Begin

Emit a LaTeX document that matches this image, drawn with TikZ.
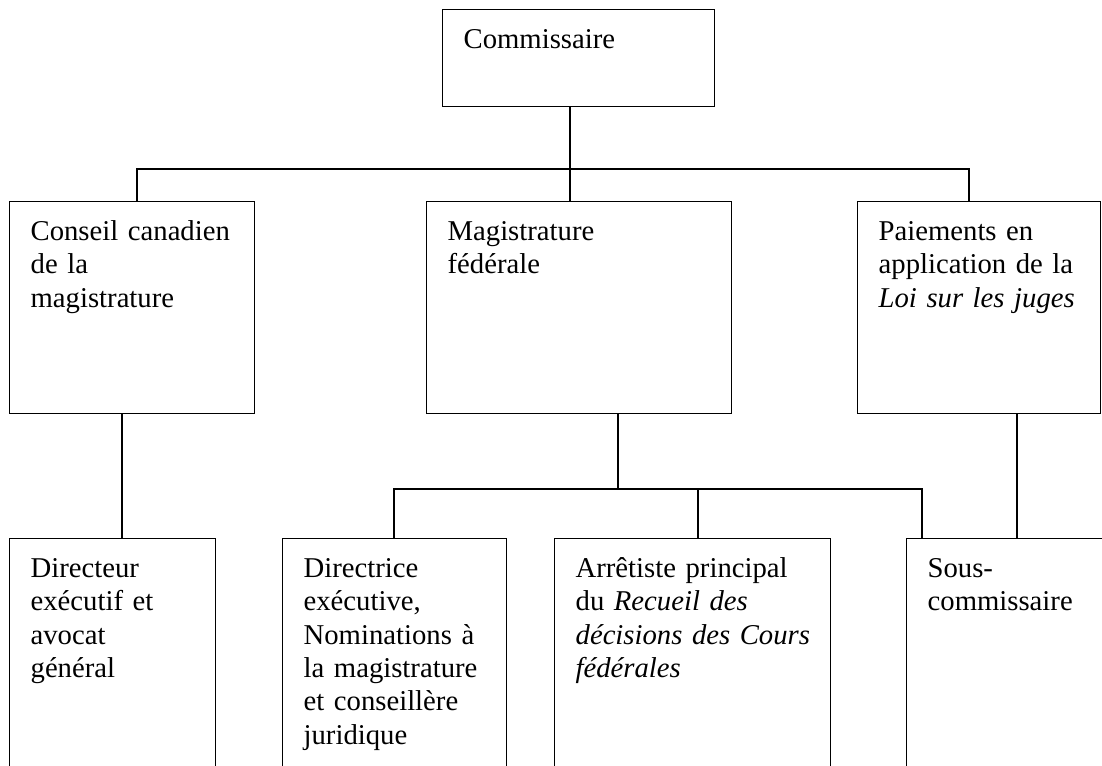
\documentclass[tikz,border=0pt]{standalone}
\usepackage{fontspec}
\setmainfont{Liberation Serif}
\usepackage{tikz}
\newcommand{\taille}{\fontsize{28.7pt}{33.3pt}\selectfont}
\newcommand{\prof}{173pt}
\newcommand{\profbas}{223pt}
\tikzstyle{trait}=[line width=1.3pt]
\tikzstyle{boite}=[draw,line width=1.3pt,anchor=north west,align=left,inner xsep=21pt,inner ysep=0pt,text height=39pt,font=\taille]

\begin{document}
\begin{tikzpicture}[x=1pt,y=-1pt]

\useasboundingbox (0,0) rectangle (1102,765);
\clip (0,0) rectangle (1102,765);

\node[boite,text width=230pt,text depth=58pt] (comm) at (442,9) {Commissaire};

\node[boite,text width=203pt,text depth=\prof] (ccm) at (9,201) {Conseil canadien\\de la\\magistrature};
\node[boite,text width=263pt,text depth=\prof] (magfed) at (426,201) {Magistrature\\f\'ed\'erale};
\node[boite,text width=201pt,text depth=\prof] (paiements) at (857,201) {Paiements en\\application de la\\\textit{Loi sur les juges}};

\node[boite,text width=164pt,text depth=\profbas] (dirx) at (9,538) {Directeur\\ex\'ecutif et\\avocat\\g\'en\'eral};
\node[boite,text width=182pt,text depth=\profbas] (dirnom) at (282,538) {Directrice\\ex\'ecutive,\\Nominations \`a\\la magistrature\\et conseill\`ere\\juridique};
\node[boite,text width=234pt,text depth=\profbas] (arret) at (554,538) {Arr\^etiste principal\\du \textit{Recueil des}\\\mbox{\textit{d\'ecisions des Cours}}\\\textit{f\'ed\'erales}};
\node[boite,text width=178pt,text depth=\profbas] (souscomm) at (906,538) {Sous-\\commissaire};

\coordinate (j0) at (570,169);
\coordinate (j1) at (137,169);
\coordinate (j3) at (969,169);
\coordinate (k0) at (618,489);
\coordinate (k1) at (394,489);
\coordinate (k2) at (698,489);
\coordinate (k3) at (922,489);
\coordinate (m1) at (122,450);
\coordinate (m3) at (1017,450);

\draw[trait] (comm.south -| j0) -- (j0);
\draw[trait] (j1 |- ccm.north) |- (j0) -| (j3 |- paiements.north);
\draw[trait] (j0) -- (j0 |- magfed.north);

\draw[trait] (magfed.south -| k0) -- (k0);
\draw[trait] (k1 |- dirnom.north) |- (k0) -| (k3 |- souscomm.north);
\draw[trait] (k2) -- (k2 |- arret.north);

\draw[trait] (ccm.south -| m1) -- (dirx.north -| m1);
\draw[trait] (paiements.south -| m3) -- (souscomm.north -| m3);

\end{tikzpicture}
\end{document}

End

### To be done
Quote the material in full and exactly; do not carry over its pictures.

### Written solution
Emit a LaTeX document that matches this image, drawn with TikZ.
\documentclass[tikz,border=0pt]{standalone}
\usepackage{fontspec}
\setmainfont{Liberation Serif}
\usepackage{tikz}
\newcommand{\taille}{\fontsize{28.7pt}{33.3pt}\selectfont}
\newcommand{\prof}{173pt}
\newcommand{\profbas}{223pt}
\tikzstyle{trait}=[line width=1.3pt]
\tikzstyle{boite}=[draw,line width=1.3pt,anchor=north west,align=left,inner xsep=21pt,inner ysep=0pt,text height=39pt,font=\taille]

\begin{document}
\begin{tikzpicture}[x=1pt,y=-1pt]

\useasboundingbox (0,0) rectangle (1102,765);
\clip (0,0) rectangle (1102,765);

\node[boite,text width=230pt,text depth=58pt] (comm) at (442,9) {Commissaire};

\node[boite,text width=203pt,text depth=\prof] (ccm) at (9,201) {Conseil canadien\\de la\\magistrature};
\node[boite,text width=263pt,text depth=\prof] (magfed) at (426,201) {Magistrature\\f\'ed\'erale};
\node[boite,text width=201pt,text depth=\prof] (paiements) at (857,201) {Paiements en\\application de la\\\textit{Loi sur les juges}};

\node[boite,text width=164pt,text depth=\profbas] (dirx) at (9,538) {Directeur\\ex\'ecutif et\\avocat\\g\'en\'eral};
\node[boite,text width=182pt,text depth=\profbas] (dirnom) at (282,538) {Directrice\\ex\'ecutive,\\Nominations \`a\\la magistrature\\et conseill\`ere\\juridique};
\node[boite,text width=234pt,text depth=\profbas] (arret) at (554,538) {Arr\^etiste principal\\du \textit{Recueil des}\\\mbox{\textit{d\'ecisions des Cours}}\\\textit{f\'ed\'erales}};
\node[boite,text width=178pt,text depth=\profbas] (souscomm) at (906,538) {Sous-\\commissaire};

\coordinate (j0) at (570,169);
\coordinate (j1) at (137,169);
\coordinate (j3) at (969,169);
\coordinate (k0) at (618,489);
\coordinate (k1) at (394,489);
\coordinate (k2) at (698,489);
\coordinate (k3) at (922,489);
\coordinate (m1) at (122,450);
\coordinate (m3) at (1017,450);

\draw[trait] (comm.south -| j0) -- (j0);
\draw[trait] (j1 |- ccm.north) |- (j0) -| (j3 |- paiements.north);
\draw[trait] (j0) -- (j0 |- magfed.north);

\draw[trait] (magfed.south -| k0) -- (k0);
\draw[trait] (k1 |- dirnom.north) |- (k0) -| (k3 |- souscomm.north);
\draw[trait] (k2) -- (k2 |- arret.north);

\draw[trait] (ccm.south -| m1) -- (dirx.north -| m1);
\draw[trait] (paiements.south -| m3) -- (souscomm.north -| m3);

\end{tikzpicture}
\end{document}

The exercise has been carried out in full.